== Stored data

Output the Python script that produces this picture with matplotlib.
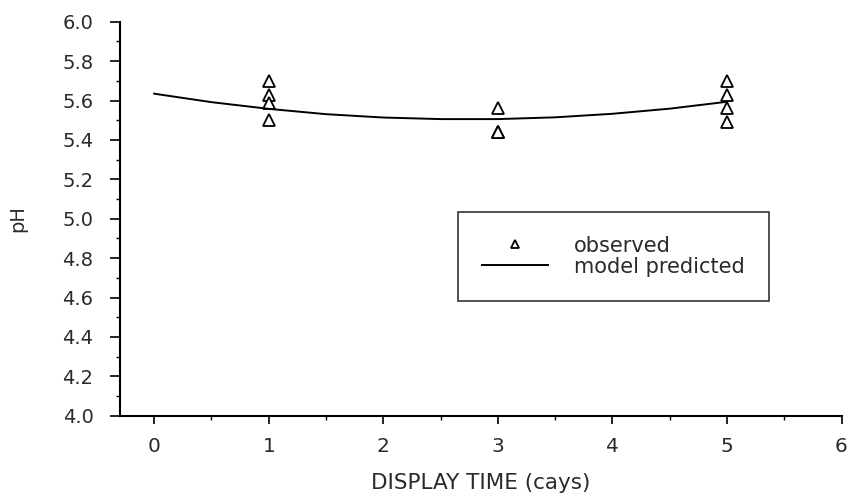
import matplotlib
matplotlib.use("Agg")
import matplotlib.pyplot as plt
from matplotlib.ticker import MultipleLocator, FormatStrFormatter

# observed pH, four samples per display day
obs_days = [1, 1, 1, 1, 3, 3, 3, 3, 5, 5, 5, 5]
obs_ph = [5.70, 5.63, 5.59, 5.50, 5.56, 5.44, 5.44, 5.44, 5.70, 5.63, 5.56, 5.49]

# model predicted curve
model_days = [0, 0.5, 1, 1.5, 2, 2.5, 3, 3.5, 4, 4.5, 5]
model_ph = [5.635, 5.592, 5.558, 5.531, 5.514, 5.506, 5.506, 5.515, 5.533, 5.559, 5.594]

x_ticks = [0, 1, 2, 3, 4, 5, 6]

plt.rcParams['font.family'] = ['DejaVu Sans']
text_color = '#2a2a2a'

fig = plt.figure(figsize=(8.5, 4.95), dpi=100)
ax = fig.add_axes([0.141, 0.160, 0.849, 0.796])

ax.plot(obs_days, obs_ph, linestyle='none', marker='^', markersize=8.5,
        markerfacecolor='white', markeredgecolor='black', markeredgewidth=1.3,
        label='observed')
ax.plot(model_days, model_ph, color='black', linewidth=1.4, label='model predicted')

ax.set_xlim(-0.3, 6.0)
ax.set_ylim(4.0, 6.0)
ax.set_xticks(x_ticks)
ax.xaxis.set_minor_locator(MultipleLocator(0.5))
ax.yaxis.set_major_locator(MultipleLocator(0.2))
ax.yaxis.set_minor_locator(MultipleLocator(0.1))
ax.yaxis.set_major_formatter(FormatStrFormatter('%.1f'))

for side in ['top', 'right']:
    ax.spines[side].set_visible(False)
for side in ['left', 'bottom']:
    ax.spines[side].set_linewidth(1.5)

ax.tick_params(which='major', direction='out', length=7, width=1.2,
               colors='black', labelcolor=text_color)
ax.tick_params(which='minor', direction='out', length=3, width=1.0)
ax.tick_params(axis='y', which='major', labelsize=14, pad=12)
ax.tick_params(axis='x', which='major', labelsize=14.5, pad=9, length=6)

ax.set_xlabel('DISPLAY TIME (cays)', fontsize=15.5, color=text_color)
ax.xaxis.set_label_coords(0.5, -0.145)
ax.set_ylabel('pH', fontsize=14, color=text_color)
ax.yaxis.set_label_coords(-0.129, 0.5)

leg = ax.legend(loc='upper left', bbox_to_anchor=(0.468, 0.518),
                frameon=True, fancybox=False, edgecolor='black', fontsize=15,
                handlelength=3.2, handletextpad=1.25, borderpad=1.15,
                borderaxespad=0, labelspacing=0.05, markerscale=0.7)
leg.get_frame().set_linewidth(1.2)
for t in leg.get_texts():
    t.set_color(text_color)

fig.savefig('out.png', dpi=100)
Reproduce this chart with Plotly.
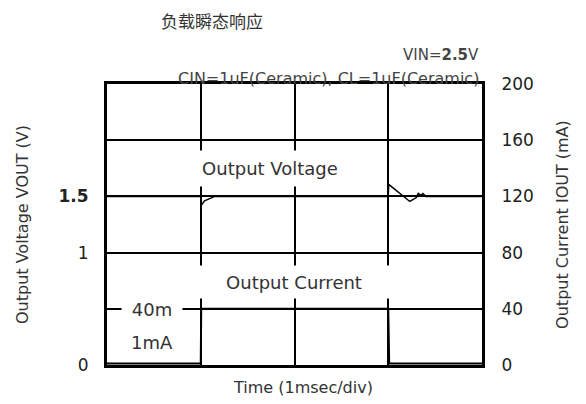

====

Write the listing above out again exactly, dropping each image.

## In response
Output the Python script that produces this picture with matplotlib.
import matplotlib
matplotlib.use("Agg")
import matplotlib.pyplot as plt
from matplotlib.ticker import MultipleLocator, FormatStrFormatter

# observed pH, four samples per display day
obs_days = [1, 1, 1, 1, 3, 3, 3, 3, 5, 5, 5, 5]
obs_ph = [5.70, 5.63, 5.59, 5.50, 5.56, 5.44, 5.44, 5.44, 5.70, 5.63, 5.56, 5.49]

# model predicted curve
model_days = [0, 0.5, 1, 1.5, 2, 2.5, 3, 3.5, 4, 4.5, 5]
model_ph = [5.635, 5.592, 5.558, 5.531, 5.514, 5.506, 5.506, 5.515, 5.533, 5.559, 5.594]

x_ticks = [0, 1, 2, 3, 4, 5, 6]

plt.rcParams['font.family'] = ['DejaVu Sans']
text_color = '#2a2a2a'

fig = plt.figure(figsize=(8.5, 4.95), dpi=100)
ax = fig.add_axes([0.141, 0.160, 0.849, 0.796])

ax.plot(obs_days, obs_ph, linestyle='none', marker='^', markersize=8.5,
        markerfacecolor='white', markeredgecolor='black', markeredgewidth=1.3,
        label='observed')
ax.plot(model_days, model_ph, color='black', linewidth=1.4, label='model predicted')

ax.set_xlim(-0.3, 6.0)
ax.set_ylim(4.0, 6.0)
ax.set_xticks(x_ticks)
ax.xaxis.set_minor_locator(MultipleLocator(0.5))
ax.yaxis.set_major_locator(MultipleLocator(0.2))
ax.yaxis.set_minor_locator(MultipleLocator(0.1))
ax.yaxis.set_major_formatter(FormatStrFormatter('%.1f'))

for side in ['top', 'right']:
    ax.spines[side].set_visible(False)
for side in ['left', 'bottom']:
    ax.spines[side].set_linewidth(1.5)

ax.tick_params(which='major', direction='out', length=7, width=1.2,
               colors='black', labelcolor=text_color)
ax.tick_params(which='minor', direction='out', length=3, width=1.0)
ax.tick_params(axis='y', which='major', labelsize=14, pad=12)
ax.tick_params(axis='x', which='major', labelsize=14.5, pad=9, length=6)

ax.set_xlabel('DISPLAY TIME (cays)', fontsize=15.5, color=text_color)
ax.xaxis.set_label_coords(0.5, -0.145)
ax.set_ylabel('pH', fontsize=14, color=text_color)
ax.yaxis.set_label_coords(-0.129, 0.5)

leg = ax.legend(loc='upper left', bbox_to_anchor=(0.468, 0.518),
                frameon=True, fancybox=False, edgecolor='black', fontsize=15,
                handlelength=3.2, handletextpad=1.25, borderpad=1.15,
                borderaxespad=0, labelspacing=0.05, markerscale=0.7)
leg.get_frame().set_linewidth(1.2)
for t in leg.get_texts():
    t.set_color(text_color)

fig.savefig('out.png', dpi=100)
Reproduce this chart with Plotly.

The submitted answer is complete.